Problem details: Repeat exactly and only the lines from the line containing "Give me the Plotly source for this chart." through the line containing "BASE = 3.90", both included.

Data listing:
(begin)

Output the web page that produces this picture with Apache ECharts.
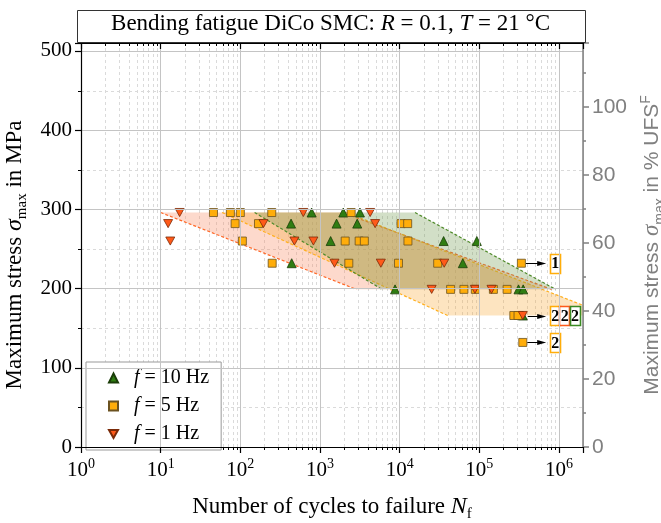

(end)
(begin)

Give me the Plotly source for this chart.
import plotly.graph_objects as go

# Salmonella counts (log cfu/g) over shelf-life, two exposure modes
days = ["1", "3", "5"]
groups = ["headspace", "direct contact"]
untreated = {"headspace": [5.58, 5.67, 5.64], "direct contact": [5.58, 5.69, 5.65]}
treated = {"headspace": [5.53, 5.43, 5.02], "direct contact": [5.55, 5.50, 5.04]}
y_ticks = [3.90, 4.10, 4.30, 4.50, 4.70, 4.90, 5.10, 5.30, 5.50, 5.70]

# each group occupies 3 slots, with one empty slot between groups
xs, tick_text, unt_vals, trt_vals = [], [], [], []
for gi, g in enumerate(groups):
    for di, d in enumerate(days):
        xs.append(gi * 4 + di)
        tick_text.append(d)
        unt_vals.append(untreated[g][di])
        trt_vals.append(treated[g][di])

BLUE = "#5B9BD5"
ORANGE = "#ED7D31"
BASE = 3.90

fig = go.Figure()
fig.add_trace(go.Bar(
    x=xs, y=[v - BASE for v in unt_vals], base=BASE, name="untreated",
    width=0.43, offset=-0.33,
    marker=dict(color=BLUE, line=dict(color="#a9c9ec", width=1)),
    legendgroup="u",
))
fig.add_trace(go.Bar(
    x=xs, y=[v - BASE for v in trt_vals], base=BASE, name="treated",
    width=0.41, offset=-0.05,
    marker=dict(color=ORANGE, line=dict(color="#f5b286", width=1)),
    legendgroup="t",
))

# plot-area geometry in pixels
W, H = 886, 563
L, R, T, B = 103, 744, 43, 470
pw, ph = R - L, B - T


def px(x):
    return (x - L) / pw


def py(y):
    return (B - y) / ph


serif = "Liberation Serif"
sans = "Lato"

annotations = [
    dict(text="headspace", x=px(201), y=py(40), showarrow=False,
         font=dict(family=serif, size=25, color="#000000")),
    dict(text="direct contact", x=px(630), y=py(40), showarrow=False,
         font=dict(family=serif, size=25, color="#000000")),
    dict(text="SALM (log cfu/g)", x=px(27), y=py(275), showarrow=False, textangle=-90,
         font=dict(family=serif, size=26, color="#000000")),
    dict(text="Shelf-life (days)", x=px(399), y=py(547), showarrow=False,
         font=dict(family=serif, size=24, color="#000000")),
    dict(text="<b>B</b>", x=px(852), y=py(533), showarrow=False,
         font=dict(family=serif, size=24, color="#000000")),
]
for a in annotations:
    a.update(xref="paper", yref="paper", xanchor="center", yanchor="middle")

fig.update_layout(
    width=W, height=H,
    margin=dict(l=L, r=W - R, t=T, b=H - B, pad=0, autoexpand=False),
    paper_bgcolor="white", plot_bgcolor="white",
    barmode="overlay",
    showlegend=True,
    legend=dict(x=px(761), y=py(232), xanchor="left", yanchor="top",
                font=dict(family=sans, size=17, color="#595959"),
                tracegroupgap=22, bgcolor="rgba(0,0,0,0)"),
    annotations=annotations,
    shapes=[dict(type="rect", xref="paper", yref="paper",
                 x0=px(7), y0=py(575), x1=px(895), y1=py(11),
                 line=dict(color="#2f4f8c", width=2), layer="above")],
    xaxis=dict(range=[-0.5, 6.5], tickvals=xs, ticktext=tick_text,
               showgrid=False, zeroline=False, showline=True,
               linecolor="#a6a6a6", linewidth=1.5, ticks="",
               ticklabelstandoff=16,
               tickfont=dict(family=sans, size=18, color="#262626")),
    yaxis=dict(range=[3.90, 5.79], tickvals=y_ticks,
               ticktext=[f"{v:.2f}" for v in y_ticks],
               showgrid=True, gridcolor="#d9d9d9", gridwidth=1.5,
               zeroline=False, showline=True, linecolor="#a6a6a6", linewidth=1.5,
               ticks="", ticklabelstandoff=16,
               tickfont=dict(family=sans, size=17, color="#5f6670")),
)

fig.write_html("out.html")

(end)

Answer to this exercise:
Give me the Plotly source for this chart.
import plotly.graph_objects as go

# Salmonella counts (log cfu/g) over shelf-life, two exposure modes
days = ["1", "3", "5"]
groups = ["headspace", "direct contact"]
untreated = {"headspace": [5.58, 5.67, 5.64], "direct contact": [5.58, 5.69, 5.65]}
treated = {"headspace": [5.53, 5.43, 5.02], "direct contact": [5.55, 5.50, 5.04]}
y_ticks = [3.90, 4.10, 4.30, 4.50, 4.70, 4.90, 5.10, 5.30, 5.50, 5.70]

# each group occupies 3 slots, with one empty slot between groups
xs, tick_text, unt_vals, trt_vals = [], [], [], []
for gi, g in enumerate(groups):
    for di, d in enumerate(days):
        xs.append(gi * 4 + di)
        tick_text.append(d)
        unt_vals.append(untreated[g][di])
        trt_vals.append(treated[g][di])

BLUE = "#5B9BD5"
ORANGE = "#ED7D31"
BASE = 3.90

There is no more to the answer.